Inafune felt a connection with Spark’s management and knew they could build a good relationship. And for added assistance, they even brought in Toby Gard, one of the designers of the original Tomb Raider!
“No Japanese developer could come up with this art style,” Inafune noted in regards to the game’s striking cel shading. “You could give them all the direction in the world and they still wouldn’t come up with this. Also, the kinds of things that you can do with zombies, the ways that you can play with the zombies, you maybe get half of the ideas from a Japanese developer that you get from the West.

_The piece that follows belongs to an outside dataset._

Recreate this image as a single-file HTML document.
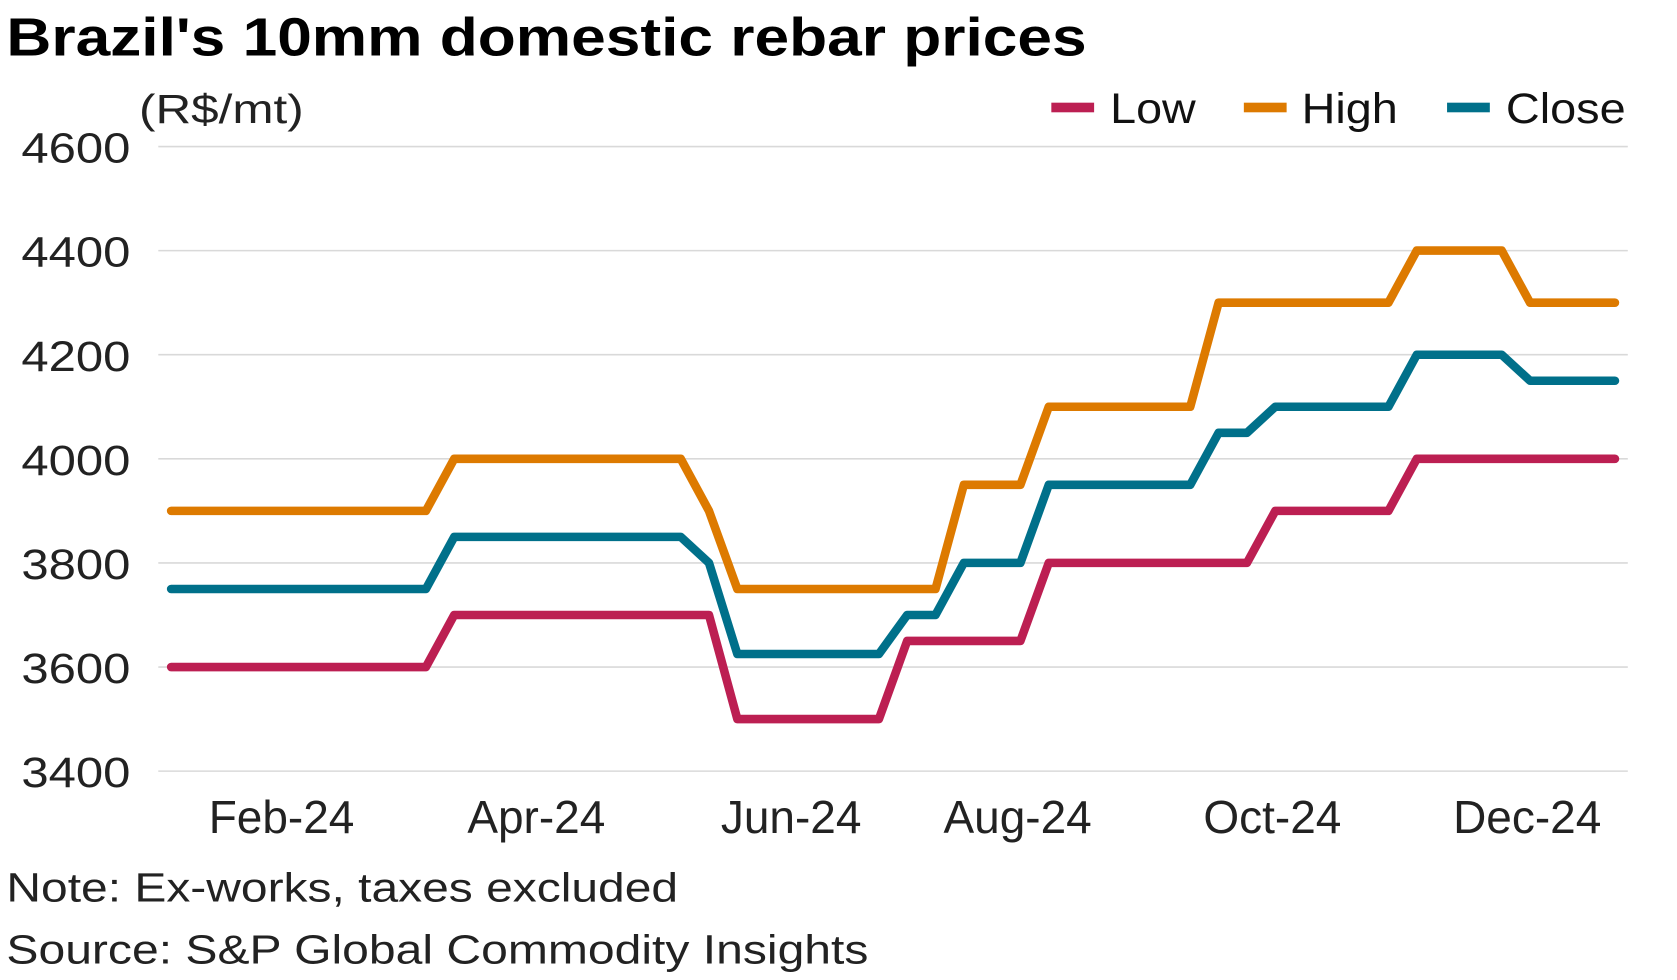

And even then, those ideas won’t be up to the same fun quality.”
Zombies in Yaiba are not just cannon fodder. You can rip off their arms and use them as nunchuks, or you can toss them into heavy machinery and watch them operate it out of instinct. I’m surprised by how much humanity they’ve retained — behind the wheel of a steamroller, one zombie gestures to his undead compatriot to get out of his path lest he get squashed, for example.
I don’t know how much of this humor simply couldn’t be replicated by a Japanese studio, but I’m digging it. It’s not traditional Ninja Gaiden, but any game where the hero will crash a truck into a lingerie store and start dancing as panties rain from the sky is okay in my book.
Before I left the interview, I had to ask Inafune one final question regarding the elephant in the room. You think I’d spend 20 minutes with Mega Man’s caretaker for roughly two decades without asking about the Blue Bomber?
I asked, how do you feel about Mega Man in Super Smash Bros.?
“I’m really happy for that! It’s great! And hopefully they’ll put Yaiba in it in the future!”
First we need Yaiba on Wii U!
“Yeah, no, not right now.”
Ha ha ha ha! Okay, I’m not even mad at the response! Well played!